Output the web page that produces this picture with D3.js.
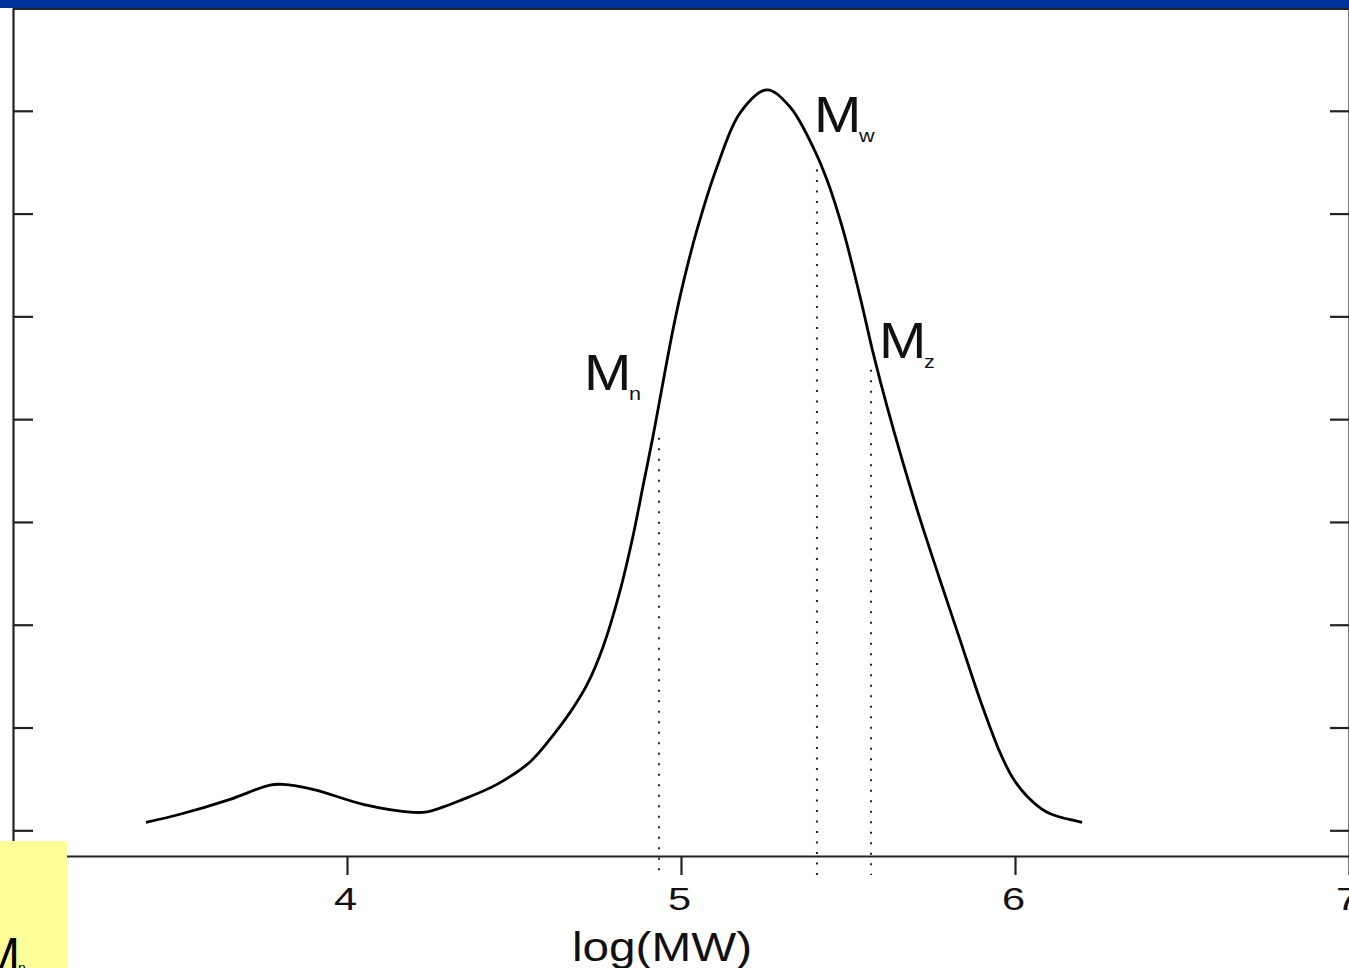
<!DOCTYPE html>
<html>
<head>
<meta charset="utf-8">
<script src="https://cdn.jsdelivr.net/npm/d3@7"></script>
<style>
    html, body { margin: 0; padding: 0; background: #fff; overflow: hidden; }
    svg { display: block; font-family: "Liberation Sans", Arial, sans-serif; }
</style>
</head>
<body>
<div id="chart"></div>
<script>
// molecular weight distribution
const logMW = [3.398, 3.500, 3.650, 3.769, 3.808, 3.898, 4.048, 4.198, 4.240, 4.347, 4.449,
    4.548, 4.617, 4.668, 4.719, 4.766, 4.817, 4.856, 4.886, 4.916, 4.976, 5.009,
    5.048, 5.108, 5.177, 5.257, 5.326, 5.395, 5.437, 5.485, 5.536, 5.575, 5.617, 5.704,
    5.775, 5.835, 5.895, 5.955, 5.994, 6.036, 6.096, 6.201];
const weight = [0.078, 0.156, 0.301, 0.440, 0.447, 0.399, 0.253, 0.175, 0.180, 0.301, 0.447,
    0.665, 0.924, 1.147, 1.419, 1.779, 2.324, 2.858, 3.344, 3.830, 4.871, 5.357,
    5.843, 6.455, 6.980, 7.204, 7.039, 6.650, 6.329, 5.843, 5.192, 4.647, 4.122, 3.150,
    2.440, 1.857, 1.274, 0.758, 0.506, 0.331, 0.175, 0.078];

const xTicks = [4, 5, 6, 7];
const yTicks = [0, 1, 2, 3, 4, 5, 6, 7];

// average molecular weights (dotted markers)
const momentNames = ['n', 'w', 'z'];
const momentValues = [4.934, 5.407, 5.569];
const momentTops = [3.82, 6.43, 4.48];

const W = 1349, H = 968;

const svg = d3.select('#chart').append('svg')
    .attr('width', W)
    .attr('height', H);

svg.append('rect').attr('width', W).attr('height', H).attr('fill', '#fff');

const x = d3.scaleLinear().domain([3, 7]).range([13, 1349]);
const y = d3.scaleLinear().domain([-0.25, 8]).range([856, 8]);

// title bar strip
svg.append('rect')
    .attr('x', 0).attr('y', 0)
    .attr('width', W).attr('height', 8)
    .attr('fill', '#003399');
svg.append('line')
    .attr('x1', 13).attr('x2', W)
    .attr('y1', 9).attr('y2', 9)
    .attr('stroke', '#222').attr('stroke-width', 2);

const axisStyle = g => {
    g.selectAll('path, line').attr('stroke', '#222').attr('stroke-width', 2.2);
};

svg.append('g')
    .attr('transform', `translate(${x(3)},0)`)
    .call(d3.axisRight(y).tickValues(yTicks).tickSize(20).tickSizeOuter(0).tickFormat(''))
    .call(axisStyle);

svg.append('g')
    .attr('transform', `translate(${x(7)},0)`)
    .call(d3.axisLeft(y).tickValues(yTicks).tickSize(19).tickSizeOuter(0).tickFormat(''))
    .call(axisStyle);

const xAxis = svg.append('g')
    .attr('transform', `translate(0,${y(-0.25)})`)
    .call(d3.axisBottom(x).tickValues(xTicks).tickSize(19).tickSizeOuter(0)
        .tickPadding(12).tickFormat(d3.format('d')))
    .call(axisStyle);

xAxis.selectAll('text')
    .attr('fill', '#111')
    .attr('font-size', 32)
    .attr('font-family', '"Liberation Sans", Arial, sans-serif')
    .attr('transform', 'translate(-2,0) scale(1.3,1)');

svg.append('text')
    .attr('x', 572)
    .attr('y', 961)
    .attr('font-size', 40)
    .attr('fill', '#111')
    .attr('textLength', 180)
    .attr('lengthAdjust', 'spacingAndGlyphs')
    .text('log(MW)');

// dotted marker lines
svg.selectAll('line.moment')
    .data(momentValues)
    .enter().append('line')
    .attr('class', 'moment')
    .attr('x1', d => x(d)).attr('x2', d => x(d))
    .attr('y1', (d, i) => y(momentTops[i]))
    .attr('y2', y(-0.25) + 19)
    .attr('stroke', '#222')
    .attr('stroke-width', 2)
    .attr('stroke-dasharray', '2,8.5');

// distribution curve
const line = d3.line()
    .x(d => x(d[0]))
    .y(d => y(d[1]))
    .curve(d3.curveCatmullRom);

svg.append('path')
    .datum(d3.zip(logMW, weight))
    .attr('d', line)
    .attr('fill', 'none')
    .attr('stroke', '#000')
    .attr('stroke-width', 2.8)
    .attr('stroke-linejoin', 'round');

// labels M_n, M_w, M_z (offsets in px from marker line)
const labelOffset = [[-75, 390], [-3, 132], [8, 358]];

const labels = svg.selectAll('g.mlabel')
    .data(momentNames)
    .enter().append('g')
    .attr('class', 'mlabel')
    .attr('transform', (d, i) => `translate(${x(momentValues[i]) + labelOffset[i][0]},${labelOffset[i][1]})`);

labels.append('text')
    .attr('transform', 'scale(1.16,1)')
    .attr('font-size', 49)
    .attr('fill', '#111')
    .text('M');

labels.append('text')
    .attr('transform', 'translate(45,10) scale(1.2,1)')
    .attr('font-size', 18)
    .attr('fill', '#111')
    .text(d => d);

// yellow note box in the corner
svg.append('rect')
    .attr('x', 0).attr('y', 841)
    .attr('width', 67).attr('height', H - 841)
    .attr('fill', '#ffff99');
svg.append('text')
    .attr('x', -20).attr('y', 971)
    .attr('font-size', 48)
    .attr('fill', '#000')
    .text('M');
svg.append('text')
    .attr('x', 18).attr('y', 973)
    .attr('font-size', 14)
    .attr('fill', '#000')
    .text('n');
</script>
</body>
</html>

·····

• Exercise brief: Return the material line for line, from its beginning to the line that contains "W).attr('height', H).attr('fill', '#fff');", with the pictures left out.

• Final answer:
Output the web page that produces this picture with D3.js.
<!DOCTYPE html>
<html>
<head>
<meta charset="utf-8">
<script src="https://cdn.jsdelivr.net/npm/d3@7"></script>
<style>
    html, body { margin: 0; padding: 0; background: #fff; overflow: hidden; }
    svg { display: block; font-family: "Liberation Sans", Arial, sans-serif; }
</style>
</head>
<body>
<div id="chart"></div>
<script>
// molecular weight distribution
const logMW = [3.398, 3.500, 3.650, 3.769, 3.808, 3.898, 4.048, 4.198, 4.240, 4.347, 4.449,
    4.548, 4.617, 4.668, 4.719, 4.766, 4.817, 4.856, 4.886, 4.916, 4.976, 5.009,
    5.048, 5.108, 5.177, 5.257, 5.326, 5.395, 5.437, 5.485, 5.536, 5.575, 5.617, 5.704,
    5.775, 5.835, 5.895, 5.955, 5.994, 6.036, 6.096, 6.201];
const weight = [0.078, 0.156, 0.301, 0.440, 0.447, 0.399, 0.253, 0.175, 0.180, 0.301, 0.447,
    0.665, 0.924, 1.147, 1.419, 1.779, 2.324, 2.858, 3.344, 3.830, 4.871, 5.357,
    5.843, 6.455, 6.980, 7.204, 7.039, 6.650, 6.329, 5.843, 5.192, 4.647, 4.122, 3.150,
    2.440, 1.857, 1.274, 0.758, 0.506, 0.331, 0.175, 0.078];

const xTicks = [4, 5, 6, 7];
const yTicks = [0, 1, 2, 3, 4, 5, 6, 7];

// average molecular weights (dotted markers)
const momentNames = ['n', 'w', 'z'];
const momentValues = [4.934, 5.407, 5.569];
const momentTops = [3.82, 6.43, 4.48];

const W = 1349, H = 968;

const svg = d3.select('#chart').append('svg')
    .attr('width', W)
    .attr('height', H);

svg.append('rect').attr('width', W).attr('height', H).attr('fill', '#fff');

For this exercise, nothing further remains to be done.